Author, Institution: Remigijus Janulionis, Lithuanian Energy Institute
Science area, field of science: Technological Sciences, Energetics and Power Engineering, T006
Scientific Supervisor: Dr. Gintautas Dundulis (Lithuanian Energy Institute, Technological Sciences, Energetics and Power Engineering, T006).

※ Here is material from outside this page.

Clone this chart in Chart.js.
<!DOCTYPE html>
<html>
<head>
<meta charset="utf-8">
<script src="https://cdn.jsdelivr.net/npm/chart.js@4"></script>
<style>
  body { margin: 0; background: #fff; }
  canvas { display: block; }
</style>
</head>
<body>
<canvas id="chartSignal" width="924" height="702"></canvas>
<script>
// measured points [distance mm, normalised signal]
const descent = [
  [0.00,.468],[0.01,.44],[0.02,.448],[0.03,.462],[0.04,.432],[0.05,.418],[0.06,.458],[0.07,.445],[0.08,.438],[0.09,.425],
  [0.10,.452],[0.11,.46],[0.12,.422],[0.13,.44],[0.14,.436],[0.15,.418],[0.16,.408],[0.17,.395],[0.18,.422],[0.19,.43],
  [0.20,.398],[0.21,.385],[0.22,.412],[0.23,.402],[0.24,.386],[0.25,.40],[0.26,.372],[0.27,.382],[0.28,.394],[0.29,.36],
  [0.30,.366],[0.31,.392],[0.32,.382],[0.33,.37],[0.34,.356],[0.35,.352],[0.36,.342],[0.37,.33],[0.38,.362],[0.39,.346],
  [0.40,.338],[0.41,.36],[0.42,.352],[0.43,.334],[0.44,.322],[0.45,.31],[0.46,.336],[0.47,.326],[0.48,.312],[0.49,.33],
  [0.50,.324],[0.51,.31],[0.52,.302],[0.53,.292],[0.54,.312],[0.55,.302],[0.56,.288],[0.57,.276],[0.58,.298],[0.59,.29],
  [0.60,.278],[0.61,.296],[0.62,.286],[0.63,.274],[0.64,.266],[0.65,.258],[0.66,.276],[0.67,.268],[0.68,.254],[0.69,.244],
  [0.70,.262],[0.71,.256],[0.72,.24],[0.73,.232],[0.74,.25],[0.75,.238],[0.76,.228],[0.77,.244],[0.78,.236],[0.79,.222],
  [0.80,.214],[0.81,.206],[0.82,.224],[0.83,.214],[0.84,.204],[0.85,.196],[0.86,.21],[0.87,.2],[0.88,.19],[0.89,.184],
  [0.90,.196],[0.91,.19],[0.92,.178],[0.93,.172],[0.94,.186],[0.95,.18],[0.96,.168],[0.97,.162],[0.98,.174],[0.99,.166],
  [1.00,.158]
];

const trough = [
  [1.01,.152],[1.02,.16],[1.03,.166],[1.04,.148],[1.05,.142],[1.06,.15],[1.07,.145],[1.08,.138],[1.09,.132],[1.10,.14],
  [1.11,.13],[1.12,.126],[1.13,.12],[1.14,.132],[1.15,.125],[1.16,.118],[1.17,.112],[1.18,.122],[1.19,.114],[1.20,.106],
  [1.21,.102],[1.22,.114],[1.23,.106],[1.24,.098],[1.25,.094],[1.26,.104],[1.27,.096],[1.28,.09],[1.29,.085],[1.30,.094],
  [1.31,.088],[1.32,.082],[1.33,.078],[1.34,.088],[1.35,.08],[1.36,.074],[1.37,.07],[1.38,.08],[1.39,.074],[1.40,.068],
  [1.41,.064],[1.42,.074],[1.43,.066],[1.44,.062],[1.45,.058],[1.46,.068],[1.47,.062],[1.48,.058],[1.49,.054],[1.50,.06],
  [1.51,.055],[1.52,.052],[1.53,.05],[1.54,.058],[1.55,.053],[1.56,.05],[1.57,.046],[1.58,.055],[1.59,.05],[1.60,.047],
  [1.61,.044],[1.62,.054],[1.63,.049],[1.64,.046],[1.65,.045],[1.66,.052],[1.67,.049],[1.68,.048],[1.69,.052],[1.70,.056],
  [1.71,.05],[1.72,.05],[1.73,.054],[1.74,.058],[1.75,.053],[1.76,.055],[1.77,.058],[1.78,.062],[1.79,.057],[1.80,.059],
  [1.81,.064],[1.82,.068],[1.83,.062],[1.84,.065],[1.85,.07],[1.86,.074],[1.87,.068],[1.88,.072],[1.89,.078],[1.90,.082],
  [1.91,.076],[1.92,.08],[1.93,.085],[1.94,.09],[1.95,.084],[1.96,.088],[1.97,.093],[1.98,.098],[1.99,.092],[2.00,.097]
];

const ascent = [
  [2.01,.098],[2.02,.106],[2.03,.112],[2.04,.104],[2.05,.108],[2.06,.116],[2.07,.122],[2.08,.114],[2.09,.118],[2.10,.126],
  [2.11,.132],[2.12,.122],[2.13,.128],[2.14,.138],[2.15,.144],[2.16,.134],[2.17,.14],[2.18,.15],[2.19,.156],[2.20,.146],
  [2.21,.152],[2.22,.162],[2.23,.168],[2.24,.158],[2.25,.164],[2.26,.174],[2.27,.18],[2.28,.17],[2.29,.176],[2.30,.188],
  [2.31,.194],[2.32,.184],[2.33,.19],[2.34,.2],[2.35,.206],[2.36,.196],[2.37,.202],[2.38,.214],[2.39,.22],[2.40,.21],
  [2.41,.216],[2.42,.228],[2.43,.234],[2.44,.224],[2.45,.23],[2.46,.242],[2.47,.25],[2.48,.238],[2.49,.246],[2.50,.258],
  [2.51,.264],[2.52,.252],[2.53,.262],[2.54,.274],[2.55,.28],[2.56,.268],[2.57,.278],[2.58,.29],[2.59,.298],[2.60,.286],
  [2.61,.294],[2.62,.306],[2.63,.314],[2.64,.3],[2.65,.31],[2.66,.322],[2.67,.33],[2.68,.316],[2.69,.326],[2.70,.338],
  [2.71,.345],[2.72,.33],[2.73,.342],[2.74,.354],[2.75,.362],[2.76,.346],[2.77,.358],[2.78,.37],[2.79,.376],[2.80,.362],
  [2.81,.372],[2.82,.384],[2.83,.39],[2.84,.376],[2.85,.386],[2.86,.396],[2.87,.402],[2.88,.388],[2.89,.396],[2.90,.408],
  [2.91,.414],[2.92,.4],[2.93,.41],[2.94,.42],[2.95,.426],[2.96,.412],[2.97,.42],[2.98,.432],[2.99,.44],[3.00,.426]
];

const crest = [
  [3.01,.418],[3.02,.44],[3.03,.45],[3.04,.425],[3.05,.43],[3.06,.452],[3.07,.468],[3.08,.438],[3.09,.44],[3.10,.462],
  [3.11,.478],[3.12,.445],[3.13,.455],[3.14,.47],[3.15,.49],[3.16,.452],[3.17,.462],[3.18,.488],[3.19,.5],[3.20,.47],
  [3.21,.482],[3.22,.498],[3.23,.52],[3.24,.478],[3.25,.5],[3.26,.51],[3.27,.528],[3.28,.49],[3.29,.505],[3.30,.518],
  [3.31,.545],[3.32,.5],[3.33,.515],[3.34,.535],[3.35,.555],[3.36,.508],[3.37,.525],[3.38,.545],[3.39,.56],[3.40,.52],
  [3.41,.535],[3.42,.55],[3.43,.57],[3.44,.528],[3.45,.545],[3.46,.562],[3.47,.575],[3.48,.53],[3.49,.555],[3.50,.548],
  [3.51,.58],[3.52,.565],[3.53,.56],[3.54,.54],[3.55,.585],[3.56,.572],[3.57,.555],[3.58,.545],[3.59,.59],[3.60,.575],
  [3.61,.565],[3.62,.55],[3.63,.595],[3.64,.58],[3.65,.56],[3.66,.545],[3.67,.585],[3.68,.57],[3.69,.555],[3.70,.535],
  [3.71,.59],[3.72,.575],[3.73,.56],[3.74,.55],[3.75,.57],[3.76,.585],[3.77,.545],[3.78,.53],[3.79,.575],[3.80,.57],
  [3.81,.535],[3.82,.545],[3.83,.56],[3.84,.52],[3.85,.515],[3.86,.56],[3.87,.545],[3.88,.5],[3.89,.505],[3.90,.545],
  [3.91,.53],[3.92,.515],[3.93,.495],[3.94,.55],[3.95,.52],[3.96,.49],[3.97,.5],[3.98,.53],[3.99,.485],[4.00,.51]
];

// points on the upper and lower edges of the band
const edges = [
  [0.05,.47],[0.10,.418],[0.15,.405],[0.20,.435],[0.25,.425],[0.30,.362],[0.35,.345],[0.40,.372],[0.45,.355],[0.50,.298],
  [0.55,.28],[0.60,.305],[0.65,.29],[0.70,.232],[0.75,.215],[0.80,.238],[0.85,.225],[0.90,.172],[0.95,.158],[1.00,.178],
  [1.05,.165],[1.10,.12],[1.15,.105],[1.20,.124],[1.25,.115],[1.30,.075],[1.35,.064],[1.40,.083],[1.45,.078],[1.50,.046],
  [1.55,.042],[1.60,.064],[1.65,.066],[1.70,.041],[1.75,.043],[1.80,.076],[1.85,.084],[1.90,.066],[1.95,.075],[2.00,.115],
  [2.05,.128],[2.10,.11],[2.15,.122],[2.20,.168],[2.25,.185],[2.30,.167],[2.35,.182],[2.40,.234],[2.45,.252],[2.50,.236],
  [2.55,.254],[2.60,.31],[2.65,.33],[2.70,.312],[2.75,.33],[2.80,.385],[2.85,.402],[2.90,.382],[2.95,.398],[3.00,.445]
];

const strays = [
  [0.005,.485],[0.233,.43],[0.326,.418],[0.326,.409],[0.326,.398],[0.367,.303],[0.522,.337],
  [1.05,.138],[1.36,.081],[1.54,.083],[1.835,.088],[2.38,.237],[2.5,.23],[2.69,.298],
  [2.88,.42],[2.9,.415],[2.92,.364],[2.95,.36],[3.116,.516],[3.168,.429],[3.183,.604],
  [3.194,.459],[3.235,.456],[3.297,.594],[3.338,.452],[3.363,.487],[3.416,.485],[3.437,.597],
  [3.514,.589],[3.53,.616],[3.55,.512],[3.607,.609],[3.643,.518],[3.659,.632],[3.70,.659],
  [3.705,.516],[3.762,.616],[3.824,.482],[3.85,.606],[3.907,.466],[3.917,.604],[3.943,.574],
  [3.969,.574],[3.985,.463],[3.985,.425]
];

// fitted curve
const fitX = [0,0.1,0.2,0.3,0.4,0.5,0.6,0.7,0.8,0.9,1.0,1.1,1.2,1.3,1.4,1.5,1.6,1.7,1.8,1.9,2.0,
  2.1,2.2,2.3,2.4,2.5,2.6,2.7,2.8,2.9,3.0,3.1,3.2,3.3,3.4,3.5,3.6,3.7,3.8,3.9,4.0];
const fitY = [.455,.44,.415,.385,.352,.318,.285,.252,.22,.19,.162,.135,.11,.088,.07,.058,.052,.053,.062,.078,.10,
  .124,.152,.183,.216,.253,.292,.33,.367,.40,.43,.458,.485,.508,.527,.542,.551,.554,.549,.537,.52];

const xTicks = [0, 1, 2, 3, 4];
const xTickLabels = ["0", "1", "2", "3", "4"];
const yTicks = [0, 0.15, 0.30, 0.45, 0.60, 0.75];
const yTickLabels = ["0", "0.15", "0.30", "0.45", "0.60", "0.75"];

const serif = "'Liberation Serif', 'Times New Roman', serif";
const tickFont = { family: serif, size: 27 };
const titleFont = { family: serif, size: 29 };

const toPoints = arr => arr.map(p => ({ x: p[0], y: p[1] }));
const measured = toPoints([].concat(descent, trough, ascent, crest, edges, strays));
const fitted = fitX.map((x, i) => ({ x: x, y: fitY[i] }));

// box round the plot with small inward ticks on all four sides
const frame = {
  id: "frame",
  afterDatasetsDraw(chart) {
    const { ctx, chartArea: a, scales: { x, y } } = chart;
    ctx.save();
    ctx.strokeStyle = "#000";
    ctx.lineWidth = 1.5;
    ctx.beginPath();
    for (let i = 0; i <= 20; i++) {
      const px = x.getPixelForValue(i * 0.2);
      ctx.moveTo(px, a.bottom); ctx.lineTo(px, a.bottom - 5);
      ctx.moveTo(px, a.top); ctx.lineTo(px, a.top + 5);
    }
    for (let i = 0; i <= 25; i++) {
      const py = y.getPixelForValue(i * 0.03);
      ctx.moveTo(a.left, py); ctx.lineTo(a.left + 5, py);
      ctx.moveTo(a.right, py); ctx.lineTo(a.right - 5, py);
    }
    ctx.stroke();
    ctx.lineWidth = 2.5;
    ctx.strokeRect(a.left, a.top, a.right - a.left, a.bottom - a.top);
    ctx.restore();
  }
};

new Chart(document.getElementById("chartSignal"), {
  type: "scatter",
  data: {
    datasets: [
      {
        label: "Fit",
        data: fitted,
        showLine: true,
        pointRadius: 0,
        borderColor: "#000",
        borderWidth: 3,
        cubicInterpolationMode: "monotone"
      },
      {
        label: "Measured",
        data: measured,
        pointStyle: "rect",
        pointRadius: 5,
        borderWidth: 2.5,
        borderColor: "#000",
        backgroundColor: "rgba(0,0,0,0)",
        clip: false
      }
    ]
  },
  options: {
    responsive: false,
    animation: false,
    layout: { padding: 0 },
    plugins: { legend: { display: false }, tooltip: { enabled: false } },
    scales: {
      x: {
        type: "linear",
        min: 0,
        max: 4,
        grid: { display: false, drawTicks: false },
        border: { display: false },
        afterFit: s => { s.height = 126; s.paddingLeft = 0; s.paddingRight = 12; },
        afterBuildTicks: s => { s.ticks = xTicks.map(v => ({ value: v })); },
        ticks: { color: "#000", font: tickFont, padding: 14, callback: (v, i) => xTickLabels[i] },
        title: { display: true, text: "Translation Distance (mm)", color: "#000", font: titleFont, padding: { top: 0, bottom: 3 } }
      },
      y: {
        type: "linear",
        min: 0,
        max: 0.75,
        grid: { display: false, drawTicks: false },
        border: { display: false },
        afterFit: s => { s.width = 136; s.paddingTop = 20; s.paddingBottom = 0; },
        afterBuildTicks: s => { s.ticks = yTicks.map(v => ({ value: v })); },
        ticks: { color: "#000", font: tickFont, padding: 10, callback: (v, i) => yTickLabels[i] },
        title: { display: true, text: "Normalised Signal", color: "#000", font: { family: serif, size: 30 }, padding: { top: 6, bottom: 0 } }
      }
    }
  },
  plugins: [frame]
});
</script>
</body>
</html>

Dissertation Defence Board of Energetics and Power Engineering Science Field:
Dr. Raimondas Pabarčius (Kaunas University of Technology, Technological Sciences, Energetics and Power Engineering, T006) – chairman;
Prof. Dr. Leon Cizelj (Jozef Stefan Institute, Slovenia, Technological Sciences, Mechanical Engineering, T009);
Prof. Dr. Habil. Rimantas Kačianauskas (Vilniaus Gediminas Technical University, Technological Sciences, Mechanical Engineering, T009);
Prof. Dr. Habil. Gintautas Miliauskas (Kaunas University of Technology, Technological Sciences, Energetics and Power Engineering, T006);
Dr. Egidijus Urbonavičius (Lithuanian Energy Institute, Technological Sciences, Energetics and Power Engineering, T006).

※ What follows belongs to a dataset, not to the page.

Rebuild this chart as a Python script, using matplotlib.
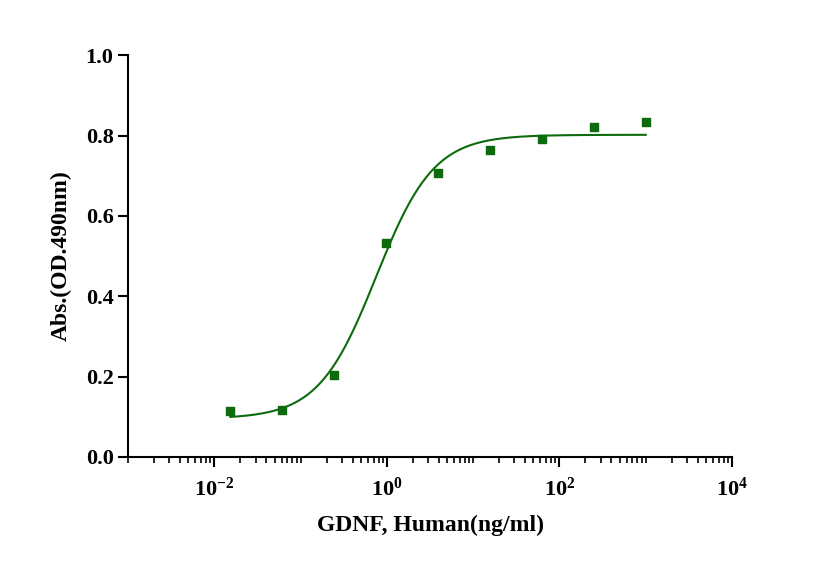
import numpy as np
import matplotlib
matplotlib.use("Agg")
import matplotlib.pyplot as plt
from matplotlib.ticker import LogLocator, FixedLocator, NullFormatter

conc = [0.0153, 0.061, 0.244, 0.977, 3.91, 15.6, 62.5, 250, 1000]
absorb = [0.114, 0.117, 0.204, 0.532, 0.706, 0.764, 0.791, 0.821, 0.833]
# 4PL fit parameters (bottom, top, EC50, hill)
fit_bottom, fit_top, fit_ec50, fit_hill = 0.095, 0.802, 0.75, 1.3

plt.rcParams["font.family"] = "Liberation Serif"
plt.rcParams["font.weight"] = "bold"
plt.rcParams["mathtext.fontset"] = "custom"
plt.rcParams["mathtext.rm"] = "Liberation Serif:bold"
plt.rcParams["mathtext.default"] = "rm"
green = "#0d6b0d"

fig = plt.figure(figsize=(8.16, 5.82), dpi=100)
ax = fig.add_axes([0.157, 0.215, 0.74, 0.69])
xs = np.logspace(np.log10(conc[0]), np.log10(conc[-1]), 300)
ys = fit_bottom + (fit_top - fit_bottom) / (1 + (fit_ec50 / xs) ** fit_hill)
ax.plot(xs, ys, color=green, lw=1.5)
ax.scatter(conc, absorb, marker="s", s=40, color=green, zorder=3)
ax.set_xscale("log")
ax.set_xlim(1e-3, 1e4)
ax.set_ylim(0, 1.0)
ax.xaxis.set_major_locator(FixedLocator([1e-2, 1e0, 1e2, 1e4]))
ax.xaxis.set_minor_locator(LogLocator(base=10, subs=np.arange(1, 10), numticks=20))
ax.xaxis.set_minor_formatter(NullFormatter())
ax.set_xticklabels(["10$^{-2}$", "10$^{0}$", "10$^{2}$", "10$^{4}$"])
ax.set_yticks([0, 0.2, 0.4, 0.6, 0.8, 1.0])
ax.set_yticklabels(["0.0", "0.2", "0.4", "0.6", "0.8", "1.0"])
for s in ["top", "right"]:
    ax.spines[s].set_visible(False)
for s in ["left", "bottom"]:
    ax.spines[s].set_linewidth(1.5)
ax.tick_params(axis="both", which="major", width=1.5, length=7, labelsize=16)
ax.tick_params(axis="x", which="minor", width=1.2, length=4)
ax.tick_params(axis="x", pad=8)
for lab in ax.get_xticklabels() + ax.get_yticklabels():
    lab.set_fontweight("bold")
ax.set_xlabel("GDNF, Human(ng/ml)", fontsize=17, fontweight="bold", labelpad=10)
ax.set_ylabel("Abs.(OD.490nm)", fontsize=17, fontweight="bold", labelpad=10)
fig.savefig("out.png", dpi=100)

The doctoral dissertation is available at the library of Kaunas University of Technology (K. Donelaičio St. 20, 44239 Kaunas, Lithuania) and at the Lithuanian Energy Institute (Breslaujos st. 3, 44403 Kaunas).

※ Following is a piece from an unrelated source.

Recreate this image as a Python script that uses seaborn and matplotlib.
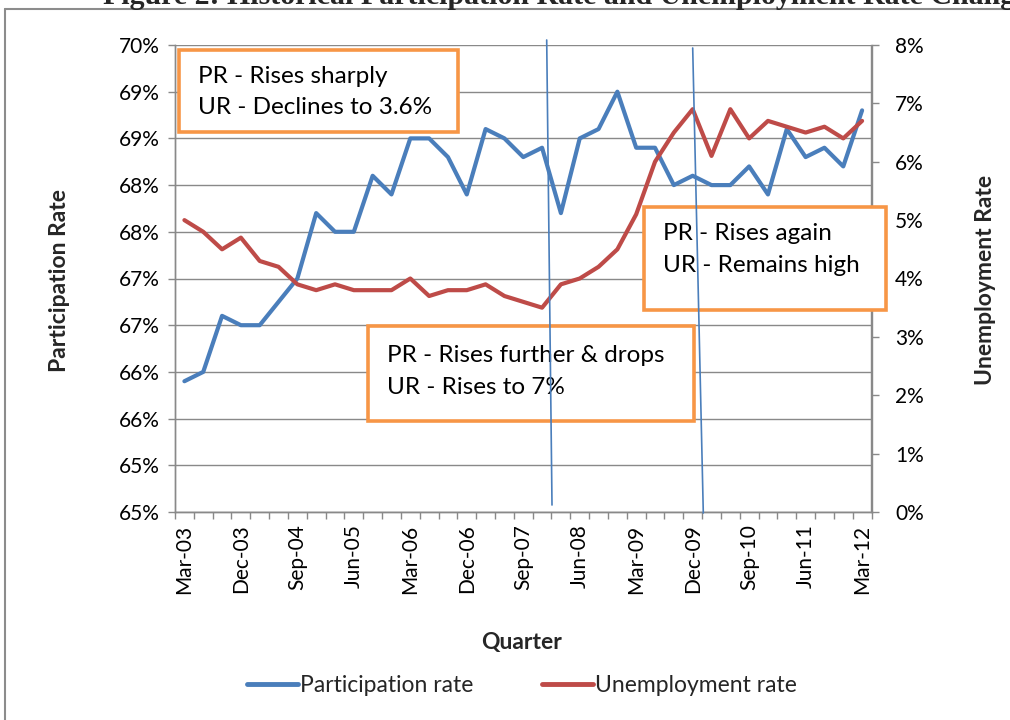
import numpy as np
import pandas as pd
import matplotlib
matplotlib.use("Agg")
import matplotlib.pyplot as plt
import seaborn as sns
from matplotlib.patches import Rectangle
from matplotlib.lines import Line2D
from matplotlib.ticker import FixedLocator

quarters = ["Mar-03", "Jun-03", "Sep-03", "Dec-03", "Mar-04", "Jun-04", "Sep-04", "Dec-04",
            "Mar-05", "Jun-05", "Sep-05", "Dec-05", "Mar-06", "Jun-06", "Sep-06", "Dec-06",
            "Mar-07", "Jun-07", "Sep-07", "Dec-07", "Mar-08", "Jun-08", "Sep-08", "Dec-08",
            "Mar-09", "Jun-09", "Sep-09", "Dec-09", "Mar-10", "Jun-10", "Sep-10", "Dec-10",
            "Mar-11", "Jun-11", "Sep-11", "Dec-11", "Mar-12"]

participation = [65.9, 66.0, 66.6, 66.5, 66.5, 66.75, 67.0, 67.7, 67.5, 67.5, 68.1, 67.9,
                 68.5, 68.5, 68.3, 67.9, 68.6, 68.5, 68.3, 68.4, 67.7, 68.5, 68.6, 69.0,
                 68.4, 68.4, 68.0, 68.1, 68.0, 68.0, 68.2, 67.9, 68.6, 68.3, 68.4, 68.2, 68.8]

unemployment = [5.0, 4.8, 4.5, 4.7, 4.3, 4.2, 3.9, 3.8, 3.9, 3.8, 3.8, 3.8,
                4.0, 3.7, 3.8, 3.8, 3.9, 3.7, 3.6, 3.5, 3.9, 4.0, 4.2, 4.5,
                5.1, 6.0, 6.5, 6.9, 6.1, 6.9, 6.4, 6.7, 6.6, 6.5, 6.6, 6.4, 6.7]

left_ticks = [64.5, 65.0, 65.5, 66.0, 66.5, 67.0, 67.5, 68.0, 68.5, 69.0, 69.5]
left_labels = ["65%", "65%", "66%", "66%", "67%", "67%", "68%", "68%", "69%", "69%", "70%"]
right_ticks = [0, 1, 2, 3, 4, 5, 6, 7, 8]
right_labels = ["0%", "1%", "2%", "3%", "4%", "5%", "6%", "7%", "8%"]

notes = [
    ["PR - Rises sharply", "UR - Declines to 3.6%"],
    ["PR - Rises further & drops", "UR - Rises to 7%"],
    ["PR - Rises again", "UR - Remains high"],
]

blue = "#4A7EBB"
red = "#BE4B48"
grid_c = "#898989"
orange = "#F79646"

sns.set_theme(style="white")
plt.rcParams["font.family"] = ["Lato", "DejaVu Sans"]

df = pd.DataFrame({"pos": np.arange(len(quarters)), "quarter": quarters,
                   "pr": participation, "ur": unemployment})

W, H = 1010, 720
fig = plt.figure(figsize=(W / 100, H / 100), dpi=100)
L, R, T, B = 175, 871.5, 45, 512
ax = fig.add_axes([L / W, 1 - B / H, (R - L) / W, (B - T) / H])
ax2 = ax.twinx()
ax2.set_position(ax.get_position())

sns.lineplot(data=df, x="pos", y="pr", ax=ax, color=blue, linewidth=3.0, legend=False)
sns.lineplot(data=df, x="pos", y="ur", ax=ax2, color=red, linewidth=3.0, legend=False)
ax2.patch.set_visible(False)

n = len(quarters)
ax.set_xlim(-0.5, n - 0.5)
ax.set_ylim(left_ticks[0], left_ticks[-1])
ax2.set_ylim(right_ticks[0], right_ticks[-1])

ax.set_yticks(left_ticks)
ax.set_yticklabels(left_labels)
ax2.set_yticks(right_ticks)
ax2.set_yticklabels(right_labels)

major = list(range(0, n, 3))
ax.set_xticks(major)
ax.set_xticklabels([quarters[i] for i in major], rotation=90)
ax.xaxis.set_minor_locator(FixedLocator(np.arange(-0.5, n, 1.0)))
ax.tick_params(axis="x", which="major", length=0, pad=9, labelsize=15, colors="black")
ax.tick_params(axis="x", which="minor", length=5, width=1, color=grid_c, direction="out", bottom=True)
ax.tick_params(axis="y", which="major", length=5, width=1, color=grid_c, direction="out",
               left=True, labelsize=15, pad=6, labelcolor="black")
ax2.tick_params(axis="y", which="major", length=5, width=1, color=grid_c, direction="out",
                right=True, labelsize=15, pad=12, labelcolor="black")
ax.set_xlabel("")
ax.set_ylabel("")
ax2.set_ylabel("")

ax.yaxis.grid(True, color=grid_c, linewidth=1.0)
ax.xaxis.grid(False)
for a in (ax, ax2):
    a.spines["top"].set_visible(False)
    a.spines["left"].set_color(grid_c)
    a.spines["bottom"].set_color(grid_c)
    a.spines["right"].set_color(grid_c)
    for s in a.spines.values():
        s.set_linewidth(1.0)

# annotation boxes (pixel geometry converted to axes fraction)
def fx(x):
    return (x - L) / (R - L)

def fy(y):
    return (B - y) / (B - T)

boxes = [(179, 50, 458, 132, 198, 83, 114),
         (368, 326, 694, 421, 387, 362, 394),
         (644, 207, 886, 310, 663, 240, 272)]
for (x0, y0, x1, y1, tx, b1, b2), lines in zip(boxes, notes):
    rect = Rectangle((fx(x0), fy(y1)), fx(x1) - fx(x0), fy(y0) - fy(y1), transform=ax2.transAxes,
                     facecolor="white", edgecolor=orange, linewidth=2.6, zorder=5, clip_on=False)
    ax2.add_patch(rect)
    ax2.text(fx(tx), fy(b1), lines[0], transform=ax2.transAxes, fontsize=17.5, va="baseline",
             ha="left", color="black", zorder=6)
    ax2.text(fx(tx), fy(b2), lines[1], transform=ax2.transAxes, fontsize=17.5, va="baseline",
             ha="left", color="black", zorder=6)

# drawn vertical marker lines
for (xa, ya, xb, yb) in [(546.7, 40, 552, 505), (692.7, 48, 703.3, 513)]:
    ax2.add_line(Line2D([fx(xa), fx(xb)], [fy(ya), fy(yb)], transform=ax2.transAxes,
                        color=blue, linewidth=1.2, zorder=7, clip_on=False))

# axis titles
fig.text(60 / W, 1 - 281 / H, "Participation Rate", rotation=90, ha="center", va="center",
         fontsize=16.5, fontweight="bold")
fig.text(985 / W, 1 - 280 / H, "Unemployment Rate", rotation=90, ha="center", va="center",
         fontsize=16.5, fontweight="bold")
fig.text(522 / W, 1 - 643 / H, "Quarter", ha="center", va="center", fontsize=16.5, fontweight="bold")

# legend
handles = [Line2D([], [], color=blue, linewidth=3.5, solid_capstyle="round"),
           Line2D([], [], color=red, linewidth=3.5, solid_capstyle="round")]
fig.legend(handles, ["Participation rate", "Unemployment rate"], loc="center",
           bbox_to_anchor=(522 / W, 1 - 686 / H), ncol=2, frameon=False, fontsize=16.5,
           handlelength=2.2, handletextpad=0.1, columnspacing=3.0)

# outer frame & title (cropped at the top edge as in the source)
fig.add_artist(Line2D([5 / W, 1.0], [1 - 9 / H, 1 - 9 / H], transform=fig.transFigure,
                      color="#8c8c8c", linewidth=1.5))
fig.add_artist(Line2D([5 / W, 5 / W], [1 - 9 / H, 0.0], transform=fig.transFigure,
                      color="#8c8c8c", linewidth=1.5))
fig.text(103 / W, 1 - 4 / H, "Figure 2: Historical Participation Rate and Unemployment Rate Change",
         ha="left", va="baseline", fontsize=21.5, fontweight="bold",
         family=["Liberation Serif", "DejaVu Serif"])

fig.savefig("out.png", dpi=100)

Nuclear reactors fuel claddings and fuel channels are made of zirconium alloys, which, in addition to the ageing mechanisms of other metals, are also susceptive to hydrogen absorption and it following delayed hydride cracking mechanisms. Usually, the effects of the ageing of materials are evaluated by laboratory tests. As fuel claddings and fuel channels are the protective measures to prevent the release of radioactive fission products into the environment, their experimental studies are complex, difficult, and costly. Therefore, alternative methods are needed for the material ageing assessment. The aim of this research is to determine the fracture toughness of nuclear energy objects construction elements made of zirconium alloy with hydrides under thermal impact using the developed numerical method.
To achieve the aim of the research a new numerical simulation methodology has been proposed, which allows numerical determination of fracture toughness of zirconium alloys at different hydrogen concentrations. Also, the crack growth determination methods were supplemented with the proposed and validated polynomial equation. By applying this methodology for the fuel channels and fuel claddings it is possible to predict a change in their properties due to the hydrogen absorption mechanism during the operation of a reactor or the storage of spent nuclear fuel. Therefore, using this methodology, it is possible to improve the design of fuel claddings and spent fuel storage procedures.